TASK OBJECTIVE => Beginning with the line that contains "Write the Plotly code for this chart.", retype the entries below exactly, ending with the line that contains "pixels = list(range(1, 129))". Leave out any pictures.

[START RECORDS FOR THE TASK]

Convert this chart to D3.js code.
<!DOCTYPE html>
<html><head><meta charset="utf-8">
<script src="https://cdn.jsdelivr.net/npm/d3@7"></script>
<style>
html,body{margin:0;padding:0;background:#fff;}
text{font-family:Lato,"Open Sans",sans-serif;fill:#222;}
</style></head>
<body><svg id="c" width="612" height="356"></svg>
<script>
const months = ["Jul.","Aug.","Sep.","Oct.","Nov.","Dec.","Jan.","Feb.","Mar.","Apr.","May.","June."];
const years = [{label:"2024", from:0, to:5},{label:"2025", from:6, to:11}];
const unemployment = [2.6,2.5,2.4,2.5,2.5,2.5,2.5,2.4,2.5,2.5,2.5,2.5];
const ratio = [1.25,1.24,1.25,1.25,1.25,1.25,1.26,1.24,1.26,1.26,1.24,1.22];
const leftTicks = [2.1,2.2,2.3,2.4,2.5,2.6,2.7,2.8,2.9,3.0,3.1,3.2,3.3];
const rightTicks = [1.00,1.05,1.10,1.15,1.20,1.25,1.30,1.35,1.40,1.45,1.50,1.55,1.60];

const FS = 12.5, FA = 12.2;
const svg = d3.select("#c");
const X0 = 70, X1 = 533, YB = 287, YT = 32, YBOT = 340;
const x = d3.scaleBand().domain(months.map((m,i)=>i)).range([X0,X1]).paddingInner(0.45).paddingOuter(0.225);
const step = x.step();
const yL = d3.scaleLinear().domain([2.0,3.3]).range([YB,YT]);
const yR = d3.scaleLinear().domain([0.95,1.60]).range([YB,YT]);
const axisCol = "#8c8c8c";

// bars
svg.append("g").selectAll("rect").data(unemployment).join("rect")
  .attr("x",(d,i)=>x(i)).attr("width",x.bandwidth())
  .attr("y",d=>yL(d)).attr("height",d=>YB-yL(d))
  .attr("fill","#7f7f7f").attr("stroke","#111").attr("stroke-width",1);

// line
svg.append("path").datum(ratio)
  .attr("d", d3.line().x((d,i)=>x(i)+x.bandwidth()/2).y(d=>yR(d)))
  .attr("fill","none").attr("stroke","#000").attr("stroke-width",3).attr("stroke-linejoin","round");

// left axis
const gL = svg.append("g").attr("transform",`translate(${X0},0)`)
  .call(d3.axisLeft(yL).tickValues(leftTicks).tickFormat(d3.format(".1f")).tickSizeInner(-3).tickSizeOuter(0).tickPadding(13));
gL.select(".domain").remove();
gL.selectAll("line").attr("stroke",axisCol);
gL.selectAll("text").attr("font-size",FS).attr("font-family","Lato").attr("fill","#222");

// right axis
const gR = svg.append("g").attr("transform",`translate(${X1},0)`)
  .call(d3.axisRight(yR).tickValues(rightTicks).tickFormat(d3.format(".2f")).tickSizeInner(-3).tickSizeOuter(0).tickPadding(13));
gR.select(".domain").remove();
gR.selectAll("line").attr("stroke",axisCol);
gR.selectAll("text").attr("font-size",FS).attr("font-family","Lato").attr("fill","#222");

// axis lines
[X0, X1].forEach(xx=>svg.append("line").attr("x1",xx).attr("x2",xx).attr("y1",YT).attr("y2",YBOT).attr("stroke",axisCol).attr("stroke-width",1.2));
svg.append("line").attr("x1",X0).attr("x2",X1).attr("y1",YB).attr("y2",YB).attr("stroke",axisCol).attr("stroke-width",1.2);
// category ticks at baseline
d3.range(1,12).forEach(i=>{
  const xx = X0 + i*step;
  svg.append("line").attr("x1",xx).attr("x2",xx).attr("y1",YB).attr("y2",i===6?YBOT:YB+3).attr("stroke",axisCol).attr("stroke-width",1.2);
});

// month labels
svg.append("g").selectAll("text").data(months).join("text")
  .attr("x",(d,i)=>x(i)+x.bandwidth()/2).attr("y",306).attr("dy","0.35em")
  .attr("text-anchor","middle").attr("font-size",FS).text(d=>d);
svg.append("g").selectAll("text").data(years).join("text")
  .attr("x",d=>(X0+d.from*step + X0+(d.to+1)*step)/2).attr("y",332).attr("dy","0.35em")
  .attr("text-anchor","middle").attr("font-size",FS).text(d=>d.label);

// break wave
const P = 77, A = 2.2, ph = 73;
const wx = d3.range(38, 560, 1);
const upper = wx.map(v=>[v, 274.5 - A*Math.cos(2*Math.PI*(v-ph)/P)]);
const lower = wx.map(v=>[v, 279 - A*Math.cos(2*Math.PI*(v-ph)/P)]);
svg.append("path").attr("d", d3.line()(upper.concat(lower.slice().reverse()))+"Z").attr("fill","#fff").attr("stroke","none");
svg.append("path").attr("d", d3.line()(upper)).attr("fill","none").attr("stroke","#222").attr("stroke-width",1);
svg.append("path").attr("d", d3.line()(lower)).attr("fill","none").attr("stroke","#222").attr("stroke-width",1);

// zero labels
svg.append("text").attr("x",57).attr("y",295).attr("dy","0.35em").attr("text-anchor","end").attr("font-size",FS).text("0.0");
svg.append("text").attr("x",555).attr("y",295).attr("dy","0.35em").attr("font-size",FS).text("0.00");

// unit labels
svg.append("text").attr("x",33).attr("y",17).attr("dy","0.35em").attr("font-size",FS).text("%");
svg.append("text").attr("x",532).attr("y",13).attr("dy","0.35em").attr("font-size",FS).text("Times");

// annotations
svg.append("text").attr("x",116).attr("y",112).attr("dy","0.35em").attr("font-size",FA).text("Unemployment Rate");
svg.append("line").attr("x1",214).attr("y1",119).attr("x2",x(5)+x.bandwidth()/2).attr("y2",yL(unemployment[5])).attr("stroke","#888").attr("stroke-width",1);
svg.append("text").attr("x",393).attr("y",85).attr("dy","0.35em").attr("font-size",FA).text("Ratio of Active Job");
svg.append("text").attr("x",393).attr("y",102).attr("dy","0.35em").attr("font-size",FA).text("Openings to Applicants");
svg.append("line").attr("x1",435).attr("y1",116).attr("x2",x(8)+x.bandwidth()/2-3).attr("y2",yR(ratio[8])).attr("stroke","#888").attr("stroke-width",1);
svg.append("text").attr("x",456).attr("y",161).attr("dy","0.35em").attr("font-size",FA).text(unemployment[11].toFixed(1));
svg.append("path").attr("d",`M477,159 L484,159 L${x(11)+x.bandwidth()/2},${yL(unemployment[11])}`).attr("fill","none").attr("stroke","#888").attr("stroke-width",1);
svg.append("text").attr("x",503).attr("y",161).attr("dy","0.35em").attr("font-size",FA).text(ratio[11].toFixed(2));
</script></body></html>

[END RECORDS FOR THE TASK]
[START RECORDS FOR THE TASK]

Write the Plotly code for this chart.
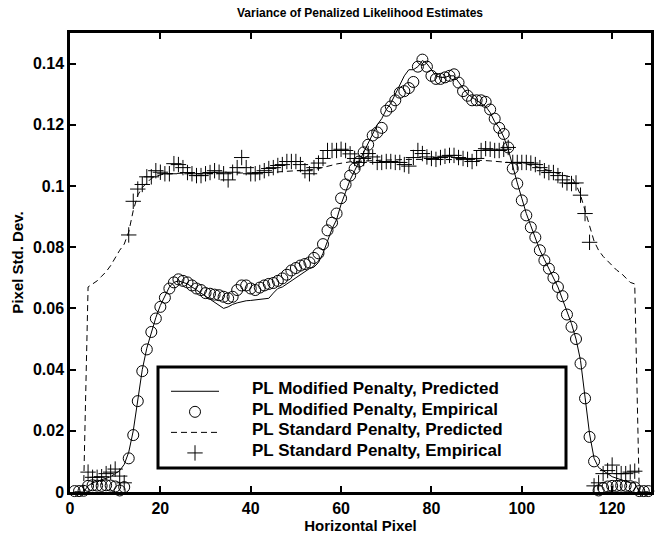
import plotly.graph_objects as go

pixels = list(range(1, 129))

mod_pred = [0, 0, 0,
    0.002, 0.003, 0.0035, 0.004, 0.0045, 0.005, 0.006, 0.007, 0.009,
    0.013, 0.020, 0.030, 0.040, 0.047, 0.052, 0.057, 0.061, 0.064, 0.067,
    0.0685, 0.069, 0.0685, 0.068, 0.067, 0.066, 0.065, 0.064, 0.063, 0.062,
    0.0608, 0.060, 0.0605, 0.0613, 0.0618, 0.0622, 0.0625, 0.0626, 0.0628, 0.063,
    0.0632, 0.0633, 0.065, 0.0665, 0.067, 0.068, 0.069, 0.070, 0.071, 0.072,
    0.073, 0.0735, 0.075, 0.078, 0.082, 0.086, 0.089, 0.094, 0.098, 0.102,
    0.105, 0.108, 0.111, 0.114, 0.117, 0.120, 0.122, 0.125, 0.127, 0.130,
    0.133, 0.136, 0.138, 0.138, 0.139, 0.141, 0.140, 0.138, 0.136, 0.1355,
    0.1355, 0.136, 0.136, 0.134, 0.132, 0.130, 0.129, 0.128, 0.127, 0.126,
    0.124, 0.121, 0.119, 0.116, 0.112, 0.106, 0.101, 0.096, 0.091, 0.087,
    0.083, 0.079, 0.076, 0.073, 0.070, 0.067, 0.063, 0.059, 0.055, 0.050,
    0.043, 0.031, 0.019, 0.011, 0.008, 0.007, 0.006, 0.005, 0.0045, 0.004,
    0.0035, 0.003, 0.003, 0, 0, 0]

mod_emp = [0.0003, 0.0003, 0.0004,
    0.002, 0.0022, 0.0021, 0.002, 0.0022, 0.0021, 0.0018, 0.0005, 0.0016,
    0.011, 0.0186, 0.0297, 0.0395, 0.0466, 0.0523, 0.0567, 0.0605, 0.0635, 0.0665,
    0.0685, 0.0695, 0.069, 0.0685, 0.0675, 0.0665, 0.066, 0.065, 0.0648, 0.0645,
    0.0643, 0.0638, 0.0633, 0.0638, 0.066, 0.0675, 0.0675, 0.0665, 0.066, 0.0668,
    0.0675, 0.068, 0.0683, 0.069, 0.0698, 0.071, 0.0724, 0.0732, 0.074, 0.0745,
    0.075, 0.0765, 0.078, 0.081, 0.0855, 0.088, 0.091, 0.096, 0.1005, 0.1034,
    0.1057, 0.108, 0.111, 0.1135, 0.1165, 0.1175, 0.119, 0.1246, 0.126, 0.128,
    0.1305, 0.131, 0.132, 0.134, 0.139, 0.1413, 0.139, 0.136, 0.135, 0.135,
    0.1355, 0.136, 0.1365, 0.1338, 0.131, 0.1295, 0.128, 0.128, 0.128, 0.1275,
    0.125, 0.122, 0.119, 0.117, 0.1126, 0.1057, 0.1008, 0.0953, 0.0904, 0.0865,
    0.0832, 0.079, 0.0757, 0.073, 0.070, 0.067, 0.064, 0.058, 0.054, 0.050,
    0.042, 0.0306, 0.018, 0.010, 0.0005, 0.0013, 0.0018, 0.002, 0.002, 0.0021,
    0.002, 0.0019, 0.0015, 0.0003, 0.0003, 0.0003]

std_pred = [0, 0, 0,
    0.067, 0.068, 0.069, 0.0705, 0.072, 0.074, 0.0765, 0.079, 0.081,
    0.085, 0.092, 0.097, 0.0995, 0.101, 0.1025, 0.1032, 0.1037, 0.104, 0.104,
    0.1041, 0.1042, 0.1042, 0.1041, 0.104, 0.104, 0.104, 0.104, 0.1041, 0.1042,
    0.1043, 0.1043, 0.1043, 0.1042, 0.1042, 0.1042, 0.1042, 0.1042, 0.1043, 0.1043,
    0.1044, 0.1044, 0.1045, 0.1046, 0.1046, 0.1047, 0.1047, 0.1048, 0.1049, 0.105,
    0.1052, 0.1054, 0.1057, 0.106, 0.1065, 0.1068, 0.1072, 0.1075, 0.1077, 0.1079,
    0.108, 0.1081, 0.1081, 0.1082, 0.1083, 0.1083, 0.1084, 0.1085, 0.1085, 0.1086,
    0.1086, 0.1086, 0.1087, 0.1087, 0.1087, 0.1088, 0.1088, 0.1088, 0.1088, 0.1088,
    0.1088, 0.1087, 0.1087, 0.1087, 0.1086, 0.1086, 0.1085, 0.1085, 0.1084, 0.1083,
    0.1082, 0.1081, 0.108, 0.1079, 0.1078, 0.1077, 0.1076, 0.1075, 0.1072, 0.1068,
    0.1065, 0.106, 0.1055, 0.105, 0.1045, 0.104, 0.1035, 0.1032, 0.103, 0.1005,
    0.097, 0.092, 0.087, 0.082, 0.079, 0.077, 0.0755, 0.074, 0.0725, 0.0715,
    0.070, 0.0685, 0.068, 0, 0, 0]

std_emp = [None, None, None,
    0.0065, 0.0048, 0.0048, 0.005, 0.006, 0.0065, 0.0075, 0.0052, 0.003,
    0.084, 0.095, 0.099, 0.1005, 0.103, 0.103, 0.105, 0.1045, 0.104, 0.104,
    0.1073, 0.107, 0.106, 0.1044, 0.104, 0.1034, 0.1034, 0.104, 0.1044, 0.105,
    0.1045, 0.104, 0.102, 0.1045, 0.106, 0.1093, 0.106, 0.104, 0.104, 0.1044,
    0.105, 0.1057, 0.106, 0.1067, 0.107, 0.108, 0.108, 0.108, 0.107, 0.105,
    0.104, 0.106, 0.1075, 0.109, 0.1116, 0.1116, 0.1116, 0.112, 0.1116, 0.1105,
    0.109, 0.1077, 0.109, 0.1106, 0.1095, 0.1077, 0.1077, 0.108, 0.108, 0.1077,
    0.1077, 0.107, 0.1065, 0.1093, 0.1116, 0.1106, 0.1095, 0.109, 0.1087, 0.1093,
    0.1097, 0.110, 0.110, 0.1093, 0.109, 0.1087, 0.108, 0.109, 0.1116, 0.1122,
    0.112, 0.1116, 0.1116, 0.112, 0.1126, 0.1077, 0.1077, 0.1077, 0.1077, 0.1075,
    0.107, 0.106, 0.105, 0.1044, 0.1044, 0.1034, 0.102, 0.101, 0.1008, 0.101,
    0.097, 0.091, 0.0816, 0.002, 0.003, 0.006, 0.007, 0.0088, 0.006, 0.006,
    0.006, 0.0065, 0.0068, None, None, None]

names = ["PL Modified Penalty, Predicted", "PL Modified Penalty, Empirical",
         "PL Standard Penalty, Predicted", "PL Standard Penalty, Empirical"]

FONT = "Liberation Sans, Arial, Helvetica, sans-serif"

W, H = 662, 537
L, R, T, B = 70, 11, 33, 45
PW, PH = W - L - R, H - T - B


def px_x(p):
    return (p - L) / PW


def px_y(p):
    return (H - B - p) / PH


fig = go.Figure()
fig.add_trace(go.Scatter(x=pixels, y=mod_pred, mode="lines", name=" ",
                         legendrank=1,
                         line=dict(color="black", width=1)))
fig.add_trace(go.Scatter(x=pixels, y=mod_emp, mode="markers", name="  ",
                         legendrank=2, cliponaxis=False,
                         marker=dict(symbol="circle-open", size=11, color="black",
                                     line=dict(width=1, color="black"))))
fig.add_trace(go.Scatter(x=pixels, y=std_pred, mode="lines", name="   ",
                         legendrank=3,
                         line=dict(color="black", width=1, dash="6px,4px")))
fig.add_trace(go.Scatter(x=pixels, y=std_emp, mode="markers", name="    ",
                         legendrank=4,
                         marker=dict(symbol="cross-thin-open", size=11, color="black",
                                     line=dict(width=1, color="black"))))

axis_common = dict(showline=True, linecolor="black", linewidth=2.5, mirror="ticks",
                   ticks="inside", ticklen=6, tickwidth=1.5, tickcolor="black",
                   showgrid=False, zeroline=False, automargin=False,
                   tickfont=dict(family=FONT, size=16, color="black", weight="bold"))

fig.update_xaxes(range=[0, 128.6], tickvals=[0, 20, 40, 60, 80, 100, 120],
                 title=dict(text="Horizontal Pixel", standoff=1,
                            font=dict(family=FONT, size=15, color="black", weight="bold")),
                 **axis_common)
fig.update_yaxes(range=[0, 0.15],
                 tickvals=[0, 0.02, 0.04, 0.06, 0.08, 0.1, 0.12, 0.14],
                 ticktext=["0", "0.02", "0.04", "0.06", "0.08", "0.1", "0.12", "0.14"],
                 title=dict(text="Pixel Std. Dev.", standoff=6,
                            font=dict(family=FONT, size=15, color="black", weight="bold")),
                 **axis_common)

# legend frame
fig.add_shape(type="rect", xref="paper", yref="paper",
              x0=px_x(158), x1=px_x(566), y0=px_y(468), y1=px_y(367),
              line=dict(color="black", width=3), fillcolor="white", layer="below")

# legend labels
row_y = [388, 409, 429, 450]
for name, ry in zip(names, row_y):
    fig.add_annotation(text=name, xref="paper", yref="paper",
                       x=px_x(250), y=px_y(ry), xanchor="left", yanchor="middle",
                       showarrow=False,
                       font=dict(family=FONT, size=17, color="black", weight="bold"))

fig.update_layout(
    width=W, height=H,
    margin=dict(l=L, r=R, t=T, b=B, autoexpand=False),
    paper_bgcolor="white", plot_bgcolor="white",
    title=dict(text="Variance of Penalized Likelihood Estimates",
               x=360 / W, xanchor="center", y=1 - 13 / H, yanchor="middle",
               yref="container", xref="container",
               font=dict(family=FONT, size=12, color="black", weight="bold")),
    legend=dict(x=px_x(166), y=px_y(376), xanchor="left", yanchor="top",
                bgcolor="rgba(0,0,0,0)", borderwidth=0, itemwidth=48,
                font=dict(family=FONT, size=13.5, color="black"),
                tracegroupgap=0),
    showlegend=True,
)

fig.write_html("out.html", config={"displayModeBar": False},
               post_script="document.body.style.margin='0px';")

[END RECORDS FOR THE TASK]

WRITTEN REPLY =>
Write the Plotly code for this chart.
import plotly.graph_objects as go

pixels = list(range(1, 129))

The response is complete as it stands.